It didn't take long. SIL's email began with, "I wanted you to know why I returned your gift..." and proceeded to list some of our many transgressions. It concluded with, "if you want to have a relationship with me, you know where I am." It was ugly, manipulative, and classic SIL. It contained language designed to draw a wedge between DH and I and other members of the extended family.
There was a time when an email like this would have tied me up in knots, rendered me sleepless, and ruined my holiday. I am so grateful that DH and I are beyond that now.
There is a lot of power that comes from not caring.
Good for you!
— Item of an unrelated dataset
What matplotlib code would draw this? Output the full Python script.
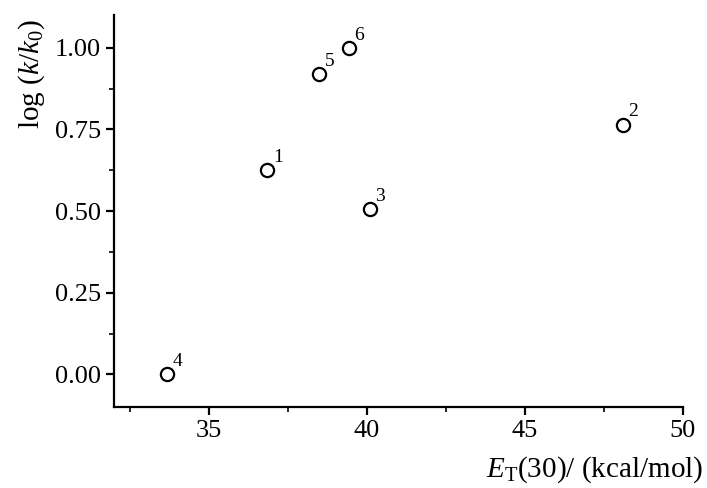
import numpy as np
from matplotlib import pyplot as plt

# solvent polarity vs rate constant
labels = ["1", "2", "3", "4", "5", "6"]
et30 = [36.85, 48.1, 40.1, 33.68, 38.5, 39.43]
logk = [0.625, 0.765, 0.507, 0.0, 0.92, 1.0]

plt.rcParams['font.family'] = ['Liberation Serif', 'DejaVu Serif']
plt.rcParams['mathtext.fontset'] = 'custom'
plt.rcParams['mathtext.rm'] = 'Liberation Serif'
plt.rcParams['mathtext.it'] = 'Liberation Serif:italic'

fig = plt.figure(figsize=(7.07, 4.88), dpi=100)
ax = fig.add_axes([0.161, 0.166, 0.805, 0.803])

ax.plot(et30, logk, linestyle="none", marker="o", markersize=9.5,
        markerfacecolor="white", markeredgecolor="black", markeredgewidth=1.6)

for lab, x, y in zip(labels, et30, logk):
    ax.annotate(lab, (x, y), xytext=(4, 3), textcoords="offset points",
                fontsize=14, ha="left", va="bottom")

ax.set_xlim(32, 50)
ax.set_ylim(-0.1, 1.1)
ax.set_xticks([35, 40, 45, 50])
ax.set_xticks(np.arange(32.5, 50.1, 2.5), minor=True)
ax.set_yticks([0.0, 0.25, 0.5, 0.75, 1.0])
ax.set_yticks(np.arange(0.125, 1.1, 0.25), minor=True)
ax.set_yticklabels(["0.00", "0.25", "0.50", "0.75", "1.00"])

ax.spines["top"].set_visible(False)
ax.spines["right"].set_visible(False)
for s in ["left", "bottom"]:
    ax.spines[s].set_linewidth(1.6)
ax.tick_params(which="major", direction="out", length=6, width=1.6, labelsize=19)
ax.tick_params(which="minor", direction="out", length=3.5, width=1.2)

ax.set_xlabel(r"$E_{\mathrm{T}}$(30)/ (kcal/mol)", fontsize=21)
ax.xaxis.set_label_coords(1.035, -0.16)
ax.xaxis.label.set_ha("right")
ax.xaxis.label.set_va("center")
ax.set_ylabel(r"log ($k$/$k_0$)", fontsize=21)
ax.yaxis.set_label_coords(-0.145, 0.99)
ax.yaxis.label.set_va("center")
ax.yaxis.label.set_ha("right")

fig.savefig("out.png", dpi=100)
Your SIL could be my sister, and I found there's a lot more power in not caring enough to respond or acknowledge her accusations than to get drawn into the crazy (thank you eHell!!!). I wish I could say I don't understand why people like this attempt to stir up so much drama, but you said it yourself -- SIL used to be able to get you all tied up in knots, and she's betting on still being able to do so. I've found it's best just not to read the crazy e-mails (because they *would* annoy me). DF still has to learn not to read the crazy e-mails; he thinks he's being impolite by ignoring his future family member; it has been very hard to explain to him that responding will give her what she wants and teach her that this unacceptable method of trying to get to ME (by overstepping boundaries and e-mailing HIM to complain about me) is an effective way of forcing communication. If he doesn't read them and doesn't respond, then she'll eventually wear out and go have her snit fit elsewhere -- same with your SIL. If you don't respond, she doesn't win (and, I have found from the past twenty years of dealing with crazies like this, that the most satisfying and most powerful way of responding to them is to not respond at all -- drives them nuts while also leaving you at peace).
What a shame that she would be so ugly about a gift! I'm sorry this happened to you and your DH.